Amount of time transmitting data. Measured from when the first bit of data is pushed on the wire to the when last bit of data is pushed on the wire.


  • Propagation delay


Time a single bit spends traversing the link. Measured as how long it takes to travel the distance of the wire at approximately the speed of light.


  • Round-Trip Time (RTT)


Total time for a packet to reach destination and a response to return to the sender


  • Bandwidth (capacity)

Amount of data sent (or received) per unit time. Measured in bits/time.


  • transmission delay vs propagation delay
transmission delay

In a network based on packet switching, transmission delay (or store-and-forward delay) is the amount of time required to push all of the packet's bits into the wire.
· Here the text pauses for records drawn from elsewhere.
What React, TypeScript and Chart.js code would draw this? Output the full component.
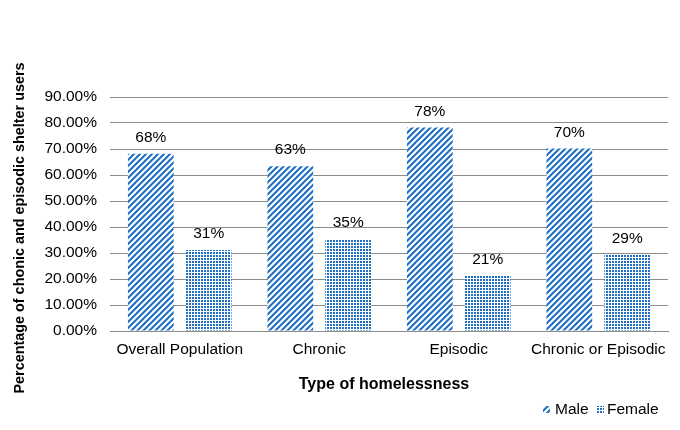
import { useEffect, useRef } from 'react';
import { Chart, registerables } from 'chart.js';

Chart.register(...registerables);

const categories = ['Overall Population', 'Chronic', 'Episodic', 'Chronic or Episodic'];
const seriesNames = ['Male', 'Female'];
const maleValues = [0.682, 0.634, 0.783, 0.702];
const femaleValues = [0.312, 0.354, 0.214, 0.294];
const yMin = 0;
const yMax = 0.9;
const yStep = 0.1;
const xTitle = 'Type of homelessness';
const yTitle = 'Percentage of chonic and episodic shelter users';

const BLUE = '#1f6fc4';
const FONT = "'Liberation Sans', Arial, sans-serif";

function makeStripe(): CanvasPattern | string {
  const s = 6;
  const c = document.createElement('canvas');
  c.width = s;
  c.height = s;
  const g = c.getContext('2d');
  if (!g) return BLUE;
  g.fillStyle = '#ffffff';
  g.fillRect(0, 0, s, s);
  g.strokeStyle = BLUE;
  g.lineWidth = 2.1;
  g.beginPath();
  g.moveTo(0, s);
  g.lineTo(s, 0);
  g.moveTo(-2, 2);
  g.lineTo(2, -2);
  g.moveTo(s - 2, s + 2);
  g.lineTo(s + 2, s - 2);
  g.stroke();
  return g.createPattern(c, 'repeat') || BLUE;
}

function makeDots(): CanvasPattern | string {
  const s = 3;
  const c = document.createElement('canvas');
  c.width = s;
  c.height = s;
  const g = c.getContext('2d');
  if (!g) return BLUE;
  g.fillStyle = '#ffffff';
  g.fillRect(0, 0, s, s);
  g.fillStyle = BLUE;
  g.fillRect(0, 0, 2, 2);
  return g.createPattern(c, 'repeat') || BLUE;
}

export default function App() {
  const ref = useRef<HTMLCanvasElement | null>(null);

  useEffect(() => {
    document.body.style.margin = '0';
    const canvas = ref.current;
    if (!canvas) return;
    const stripe = makeStripe();
    const dots = makeDots();
    const fills = [stripe, dots];

    const labelsPlugin = {
      id: 'customText',
      afterDatasetsDraw(chart: any) {
        const ctx = chart.ctx;
        ctx.save();
        ctx.fillStyle = '#000';
        ctx.font = `15.5px ${FONT}`;
        ctx.textAlign = 'center';
        ctx.textBaseline = 'middle';
        chart.data.datasets.forEach((ds: any, di: number) => {
          const meta = chart.getDatasetMeta(di);
          meta.data.forEach((bar: any, i: number) => {
            const v = ds.data[i] as number;
            ctx.fillText(Math.round(v * 100) + '%', bar.x, bar.y - 16);
          });
        });
        ctx.restore();
      },
      afterDraw(chart: any) {
        const ctx = chart.ctx;
        ctx.save();
        ctx.fillStyle = '#000';
        ctx.textBaseline = 'middle';
        ctx.font = `bold 16px ${FONT}`;
        ctx.textAlign = 'center';
        ctx.fillText(xTitle, 384, 385);
        ctx.save();
        ctx.translate(20, 228);
        ctx.rotate(-Math.PI / 2);
        ctx.font = `bold 14.4px ${FONT}`;
        ctx.fillText(yTitle, 0, 0);
        ctx.restore();
        ctx.font = `15.5px ${FONT}`;
        ctx.textAlign = 'left';
        const items = [
          { x: 543, tx: 555 },
          { x: 597, tx: 607 },
        ];
        items.forEach((it, i) => {
          ctx.fillStyle = fills[i] as any;
          ctx.fillRect(it.x, 406, 7, 7);
          ctx.fillStyle = '#000';
          ctx.fillText(seriesNames[i], it.tx, 410);
        });
        ctx.restore();
      },
    };

    const chart = new Chart(canvas, {
      type: 'bar',
      data: {
        labels: categories,
        datasets: [
          {
            label: seriesNames[0],
            data: maleValues,
            backgroundColor: stripe as any,
            borderWidth: 0,
            categoryPercentage: 0.83,
            barPercentage: 0.79,
          },
          {
            label: seriesNames[1],
            data: femaleValues,
            backgroundColor: dots as any,
            borderWidth: 0,
            categoryPercentage: 0.83,
            barPercentage: 0.79,
          },
        ],
      },
      options: {
        responsive: false,
        animation: false,
        devicePixelRatio: 1,
        layout: { padding: { top: 97, right: 12, left: 0, bottom: 0 } },
        plugins: {
          legend: { display: false },
          tooltip: { enabled: false },
        },
        scales: {
          x: {
            grid: { display: false, drawTicks: false },
            border: { display: true, color: '#8c8c8c', width: 1 },
            ticks: {
              color: '#000',
              font: { size: 15.5, family: FONT },
              padding: 9,
              maxRotation: 0,
              autoSkip: false,
            },
            afterFit(scale: any) {
              scale.height = 99;
            },
          },
          y: {
            min: yMin,
            max: yMax,
            grid: { color: '#8c8c8c', lineWidth: 1, drawTicks: false },
            border: { display: false },
            ticks: {
              stepSize: yStep,
              color: '#000',
              font: { size: 15.5, family: FONT },
              padding: 13,
              callback: (v: any) => (Number(v) * 100).toFixed(2) + '%',
            },
            afterFit(scale: any) {
              scale.width = 110;
            },
          },
        },
      },
      plugins: [labelsPlugin],
    });
    return () => chart.destroy();
  }, []);

  return (
    <div style={{ width: 680, height: 430 }}>
      <canvas ref={ref} width={680} height={430} />
    </div>
  );
}
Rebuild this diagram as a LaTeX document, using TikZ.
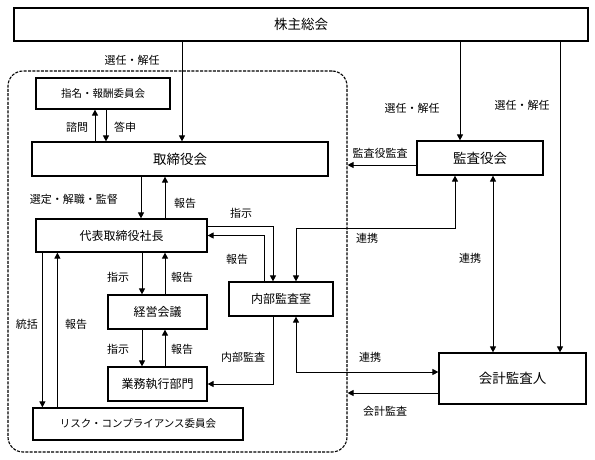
\documentclass[tikz,border=0pt]{standalone}
\usepackage{fontspec}
\setmainfont{Noto Sans CJK JP}
\usetikzlibrary{arrows.meta,calc}
\begin{document}
\begin{tikzpicture}[x=1pt,y=-1pt,
 box/.style={draw,line width=1.2pt,inner sep=0pt,font=\fontsize{12}{14}\selectfont},
 bigbox/.style={box,font=\fontsize{13.5}{15}\selectfont},
 smallbox/.style={box,font=\fontsize{10.5}{12}\selectfont},
 arr/.style={line width=0.9pt,-{Triangle[length=6pt,width=6pt]}},
 darr/.style={line width=0.9pt,{Triangle[length=6pt,width=6pt]}-{Triangle[length=6pt,width=6pt]}},
 lbl/.style={font=\fontsize{11}{13}\selectfont,inner sep=0pt}]
\useasboundingbox (0,0) rectangle (595,459);
\fill[white] (0,0) rectangle (595,459);

% frame
\node[draw,line width=1.1pt,dash pattern=on 3pt off 1.3pt,rounded corners=15pt,
  minimum width=339pt,minimum height=381pt,inner sep=0pt] (frame) at (177.5,261.5) {};

% boxes
\node[bigbox,minimum width=574pt,minimum height=33pt] (kabu) at (301,24.5) {株主総会};
\node[smallbox,minimum width=134pt,minimum height=31pt] (shimei) at (103,93.5) {指名・報酬委員会};
\node[bigbox,minimum width=296pt,minimum height=34pt] (tori) at (180,159) {取締役会};
\node[box,minimum width=171pt,minimum height=33pt] (dai) at (121.5,235.5) {代表取締役社長};
\node[box,minimum width=99pt,minimum height=34pt] (keiei) at (157.5,312) {経営会議};
\node[box,minimum width=99pt,minimum height=34pt] (gyomu) at (157.5,384) {業務執行部門};
\node[smallbox,minimum width=210pt,minimum height=32pt] (risk) at (138,424) {リスク・コンプライアンス委員会};
\node[box,minimum width=104pt,minimum height=34pt] (naibu) at (281,299) {内部監査室};
\node[bigbox,minimum width=126pt,minimum height=34pt] (kansa) at (480,158) {監査役会};
\node[bigbox,minimum width=147pt,minimum height=51pt] (kaikei) at (512.5,378.5) {会計監査人};

% kabu -> tori / kansa / kaikei
\coordinate (a1) at ([xshift=2pt]tori.north);
\draw[arr] (a1 |- kabu.south) -- (a1);
\coordinate (a2) at ([xshift=-20pt]kansa.north);
\draw[arr] (a2 |- kabu.south) -- (a2);
\coordinate (a3) at ([xshift=47.5pt]kaikei.north);
\draw[arr] (a3 |- kabu.south) -- (a3);

% shimei <-> tori
\coordinate (s1) at ([xshift=-8pt]shimei.south);
\draw[arr] (s1 |- tori.north) -- (s1);
\coordinate (s2) at ([xshift=3pt]shimei.south);
\draw[arr] (s2) -- (s2 |- tori.north);

% tori <-> dai
\coordinate (d1) at ([xshift=19.5pt]dai.north);
\draw[arr] (d1 |- tori.south) -- (d1);
\coordinate (d2) at ([xshift=43.5pt]dai.north);
\draw[arr] (d2) -- (d2 |- tori.south);

% dai <-> keiei
\coordinate (k1) at ([xshift=-15.5pt]keiei.north);
\draw[arr] (k1 |- dai.south) -- (k1);
\coordinate (k2) at ([xshift=7.5pt]keiei.north);
\draw[arr] (k2) -- (k2 |- dai.south);

% keiei <-> gyomu
\coordinate (g1) at ([xshift=-15.5pt]gyomu.north);
\draw[arr] (g1 |- keiei.south) -- (g1);
\coordinate (g2) at ([xshift=7.5pt]gyomu.north);
\draw[arr] (g2) -- (g2 |- keiei.south);

% dai <-> risk
\coordinate (r1) at ([xshift=10pt]risk.north west);
\draw[arr] (r1 |- dai.south) -- (r1);
\coordinate (r2) at ([xshift=25pt]risk.north west);
\draw[arr] (r2) -- (r2 |- dai.south);

% dai <-> naibu
\coordinate (n1) at ([xshift=-8pt]naibu.north);
\coordinate (e1) at ([yshift=9.5pt]dai.east);
\draw[arr] (e1) -| (n1);
\coordinate (n2) at ([xshift=-17pt]naibu.north);
\draw[arr] (n2) |- (dai.east);

% naibu <-> kansa
\coordinate (n3) at ([xshift=15pt]naibu.north);
\coordinate (m1) at ([xshift=-25pt]kansa.south);
\draw[darr] (n3) -- ++(0,-53) -| (m1);

% naibu <-> kaikei
\coordinate (n4) at ([xshift=15pt]naibu.south);
\coordinate (w1) at ([yshift=6.5pt]kaikei.west);
\draw[darr] (n4) |- (w1);

% naibu -> gyomu
\coordinate (n5) at ([xshift=-8pt]naibu.south);
\draw[arr] (n5) |- (gyomu.east);

% kansa -> frame, kaikei -> frame
\coordinate (w2) at ([yshift=-7pt]kansa.west);
\draw[arr] (w2) -- (w2 -| frame.east);
\coordinate (w3) at ([yshift=-14.5pt]kaikei.west);
\draw[arr] (w3) -- (w3 -| frame.east);

% kansa <-> kaikei
\coordinate (m2) at ([xshift=13pt]kansa.south);
\draw[darr] (m2) -- (m2 |- kaikei.north);

% labels
\node[lbl] (l1) at (132,60) {選任・解任};
\node[lbl] (l2) at (412,108) {選任・解任};
\node[lbl] (l3) at (522,105) {選任・解任};
\node[lbl] (l4) at (77,127) {諮問};
\node[lbl] (l5) at (125,127) {答申};
\node[lbl] (l6) at (74,199) {選定・解職・監督};
\node[lbl] (l7) at (185,203) {報告};
\node[lbl] (l8) at (241,213) {指示};
\node[lbl] (l9) at (237,259) {報告};
\node[lbl] (l10) at (367,238) {連携};
\node[lbl] (l11) at (380,153) {監査役監査};
\node[lbl] (l12) at (470,258) {連携};
\node[lbl] (l13) at (118,277) {指示};
\node[lbl] (l14) at (182,277) {報告};
\node[lbl] (l15) at (118,349) {指示};
\node[lbl] (l16) at (182,349) {報告};
\node[lbl] (l17) at (27,324) {統括};
\node[lbl] (l18) at (76,324) {報告};
\node[lbl] (l19) at (243,357) {内部監査};
\node[lbl] (l20) at (370,357) {連携};
\node[lbl] (l21) at (385,411) {会計監査};
\end{tikzpicture}
\end{document}
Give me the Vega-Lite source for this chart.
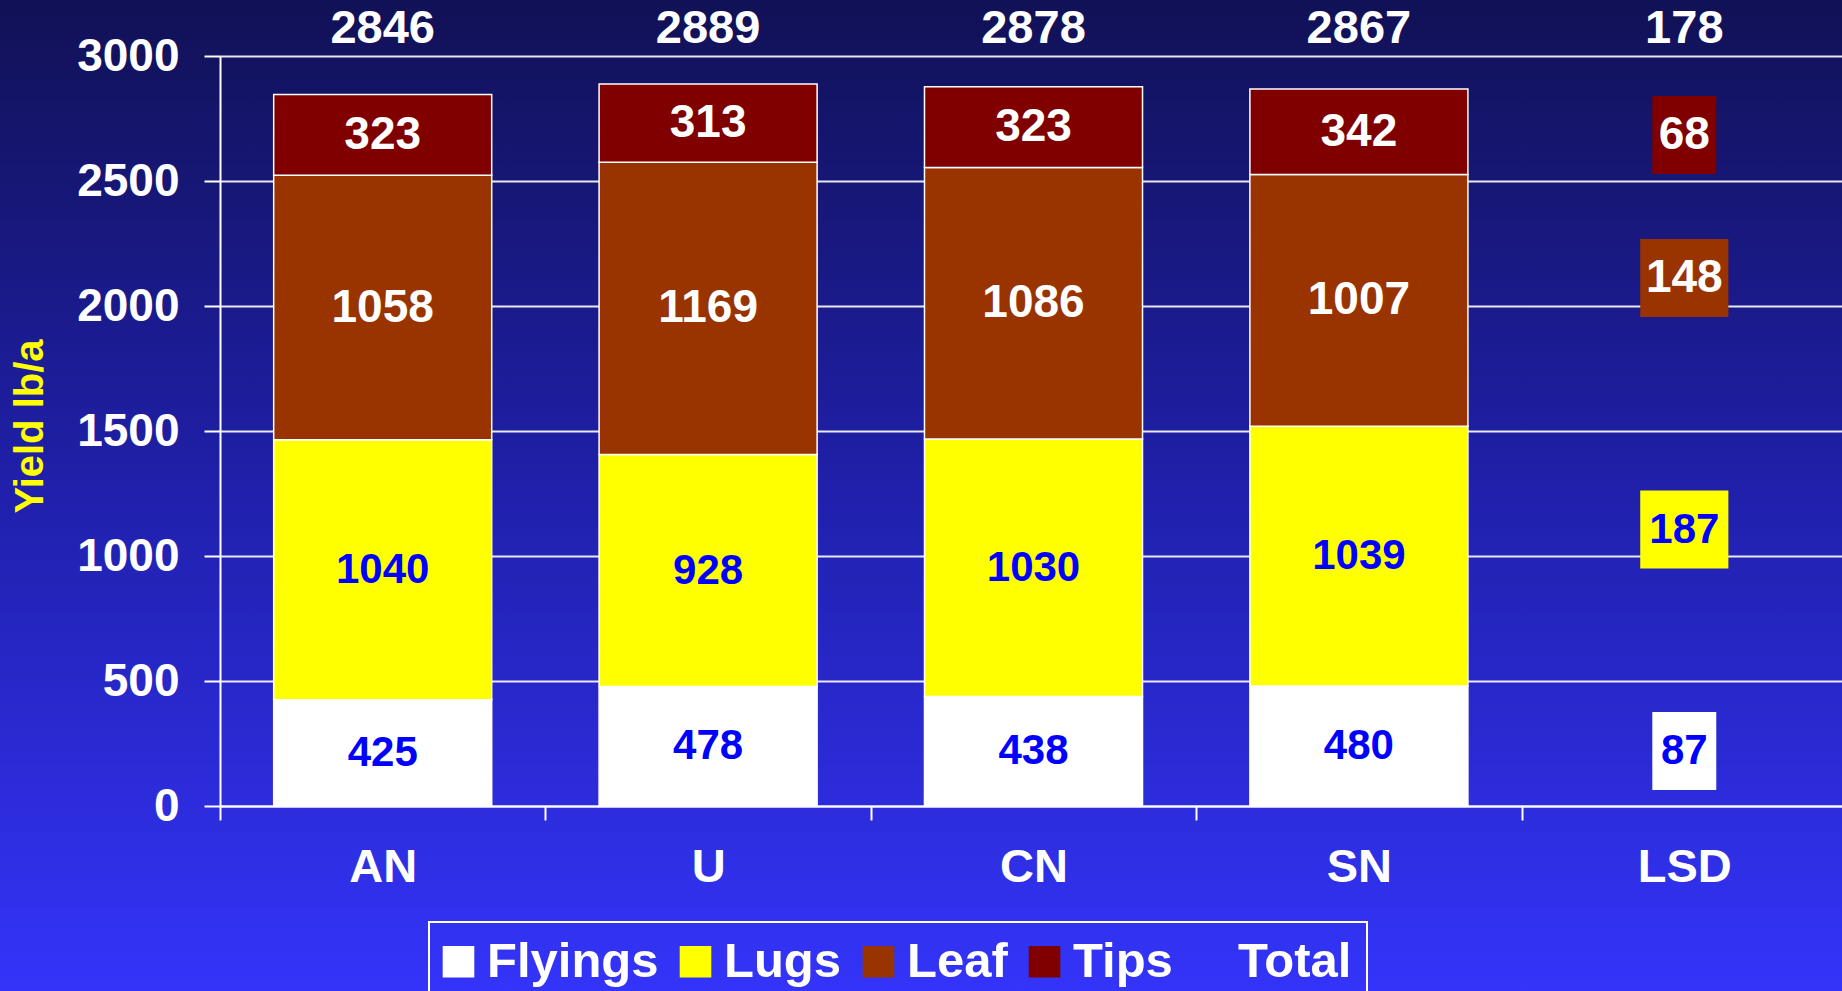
{
  "$schema": "https://vega.github.io/schema/vega-lite/v6.json",
  "width": 1842,
  "height": 991,
  "autosize": "none",
  "padding": 0,
  "background": "#2222aa",
  "view": {
    "stroke": null,
    "fill": {
      "gradient": "linear",
      "x1": 0, "y1": 0, "x2": 0, "y2": 1,
      "stops": [
        {"offset": 0, "color": "#111156"},
        {"offset": 0.5, "color": "#2020ac"},
        {"offset": 1, "color": "#3434fa"}
      ]
    }
  },
  "config": {
    "font": "Liberation Sans",
    "text": {"font": "Liberation Sans", "fontWeight": "bold"},
    "legend": {"strokeWidth": 2}
  },
  "datasets": {
    "parts": [
      {"cat": "AN", "part": "Flyings", "ord": 1, "value": 425},
      {"cat": "AN", "part": "Lugs", "ord": 2, "value": 1040},
      {"cat": "AN", "part": "Leaf", "ord": 3, "value": 1058},
      {"cat": "AN", "part": "Tips", "ord": 4, "value": 323},
      {"cat": "U", "part": "Flyings", "ord": 1, "value": 478},
      {"cat": "U", "part": "Lugs", "ord": 2, "value": 928},
      {"cat": "U", "part": "Leaf", "ord": 3, "value": 1169},
      {"cat": "U", "part": "Tips", "ord": 4, "value": 313},
      {"cat": "CN", "part": "Flyings", "ord": 1, "value": 438},
      {"cat": "CN", "part": "Lugs", "ord": 2, "value": 1030},
      {"cat": "CN", "part": "Leaf", "ord": 3, "value": 1086},
      {"cat": "CN", "part": "Tips", "ord": 4, "value": 323},
      {"cat": "SN", "part": "Flyings", "ord": 1, "value": 480},
      {"cat": "SN", "part": "Lugs", "ord": 2, "value": 1039},
      {"cat": "SN", "part": "Leaf", "ord": 3, "value": 1007},
      {"cat": "SN", "part": "Tips", "ord": 4, "value": 342}
    ],
    "totals": [
      {"cat": "AN", "total": 2846},
      {"cat": "U", "total": 2889},
      {"cat": "CN", "total": 2878},
      {"cat": "SN", "total": 2867},
      {"cat": "LSD", "total": 178}
    ],
    "lsd": [
      {"cat": "LSD", "part": "Flyings", "value": 87, "pos": 220},
      {"cat": "LSD", "part": "Lugs", "value": 187, "pos": 1106},
      {"cat": "LSD", "part": "Leaf", "value": 148, "pos": 2112},
      {"cat": "LSD", "part": "Tips", "value": 68, "pos": 2684}
    ]
  },
  "layer": [
    {
      "data": {"name": "parts"},
      "mark": {"type": "bar", "stroke": "white", "strokeWidth": 1.5},
      "encoding": {
        "x": {
          "field": "cat", "type": "nominal",
          "scale": {"domain": ["AN", "U", "CN", "SN", "LSD"], "range": [220, 1847], "paddingInner": 0.33, "paddingOuter": 0.165},
          "axis": {
            "title": null, "orient": "bottom", "offset": -185, "labelAngle": 0,
            "labelFont": "Liberation Sans", "labelFontSize": 47, "labelFontWeight": "bold", "labelColor": "white",
            "labelPadding": 24, "tickSize": 14, "tickColor": "white", "tickWidth": 2, "tickOffset": -162.7, "labelOffset": 162.7,
            "domainColor": "white", "domainWidth": 2, "grid": false
          }
        },
        "y": {
          "field": "value", "type": "quantitative", "stack": "zero", "title": "Yield lb/a",
          "scale": {"domain": [0, 3000], "range": [806, 56], "nice": false, "zero": false},
          "axis": {
            "orient": "left", "offset": -220, "values": [0, 500, 1000, 1500, 2000, 2500, 3000], "format": "d",
            "labelFont": "Liberation Sans", "labelFontSize": 46, "labelFontWeight": "bold", "labelColor": "white",
            "labelPadding": 25, "tickSize": 16, "tickColor": "white", "tickWidth": 2,
            "domainColor": "white", "domainWidth": 2,
            "grid": true, "gridColor": "white", "gridWidth": 2, "gridOpacity": 0.9,
            "titleFont": "Liberation Sans", "titleFontSize": 40, "titleFontWeight": "bold", "titleColor": "#ffff00",
            "titleAngle": -90, "titleX": -190, "titleY": 426, "titleBaseline": "middle", "titleAlign": "center"
          }
        },
        "color": {
          "field": "part", "type": "nominal",
          "scale": {"domain": ["Flyings", "Lugs", "Leaf", "Tips", "Total"], "range": ["#ffffff", "#ffff00", "#993300", "#800000", "transparent"]},
          "legend": {
            "title": null, "orient": "none", "legendX": 429, "legendY": 922, "direction": "horizontal",
            "strokeColor": "white", "padding": 15,
            "symbolType": "square", "symbolSize": 1000, "symbolStrokeWidth": 0, "symbolOffset": -10,
            "labelFont": "Liberation Sans", "labelFontSize": 49, "labelFontWeight": "bold", "labelColor": "white",
            "labelOffset": 4, "columnPadding": 20, "labelLimit": 400
          }
        },
        "order": {"field": "ord", "type": "quantitative"}
      }
    },
    {
      "data": {"name": "parts"},
      "transform": [
        {"stack": "value", "groupby": ["cat"], "sort": [{"field": "ord", "order": "ascending"}], "as": ["y0", "y1"]},
        {"fold": ["y0", "y1"], "as": ["k", "pos"]},
        {"aggregate": [{"op": "mean", "field": "pos", "as": "mid"}], "groupby": ["cat", "part", "value"]}
      ],
      "mark": {"type": "text", "baseline": "middle", "align": "center", "fontWeight": "bold"},
      "encoding": {
        "x": {"field": "cat", "type": "nominal"},
        "y": {"field": "mid", "type": "quantitative", "title": "Yield lb/a"},
        "text": {"field": "value", "type": "quantitative"},
        "color": {"condition": {"test": "datum.part === 'Flyings' || datum.part === 'Lugs'", "value": "#0000ff"}, "value": "#ffffff"},
        "size": {"condition": {"test": "datum.part === 'Flyings' || datum.part === 'Lugs'", "value": 42}, "value": 46}
      }
    },
    {
      "data": {"name": "totals"},
      "mark": {"type": "text", "baseline": "middle", "align": "center", "fontWeight": "bold", "fontSize": 47, "color": "white"},
      "encoding": {
        "x": {"field": "cat", "type": "nominal"},
        "y": {"datum": 3108, "type": "quantitative", "title": "Yield lb/a"},
        "text": {"field": "total", "type": "quantitative"}
      }
    },
    {
      "data": {"name": "lsd"},
      "mark": {"type": "point", "filled": true, "opacity": 1, "strokeWidth": 0, "size": 6084},
      "encoding": {
        "x": {"field": "cat", "type": "nominal"},
        "y": {"field": "pos", "type": "quantitative", "title": "Yield lb/a"},
        "color": {"field": "part", "type": "nominal"},
        "shape": {"condition": {"test": "datum.value >= 100", "value": "M-1.13,-1H1.13V1H-1.13Z"}, "value": "M-0.82,-1H0.82V1H-0.82Z"}
      }
    },
    {
      "data": {"name": "lsd"},
      "mark": {"type": "text", "baseline": "middle", "align": "center", "fontWeight": "bold"},
      "encoding": {
        "x": {"field": "cat", "type": "nominal"},
        "y": {"field": "pos", "type": "quantitative", "title": "Yield lb/a"},
        "text": {"field": "value", "type": "quantitative"},
        "color": {"condition": {"test": "datum.part === 'Flyings' || datum.part === 'Lugs'", "value": "#0000ff"}, "value": "#ffffff"},
        "size": {"condition": {"test": "datum.part === 'Flyings' || datum.part === 'Lugs'", "value": 42}, "value": 46}
      }
    }
  ]
}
In other words, this is the delay caused by the data-rate of the link.
Transmission delay is a function of the packet's length and has nothing to do with the distance between the two nodes. This delay is proportional to the packet's length in bits,

propagation delay

The time required for a signal to pass through a given complete operating circuit
The time it takes to transmit a signal from one place to another. Propagation delay is dependent solely on distance and two thirds the speed of light

http://in.answers.yahoo.com/question/index?qid=20090218195707AA8qyoK

Propagation delay is how long it takes one bit to travel from one end of the "wire" to the other (it's proportional to the length of the wire, crudely).
Transmission delay is how long it takes to get all the bits into the wire in the first place (it's packet_length/data_rate).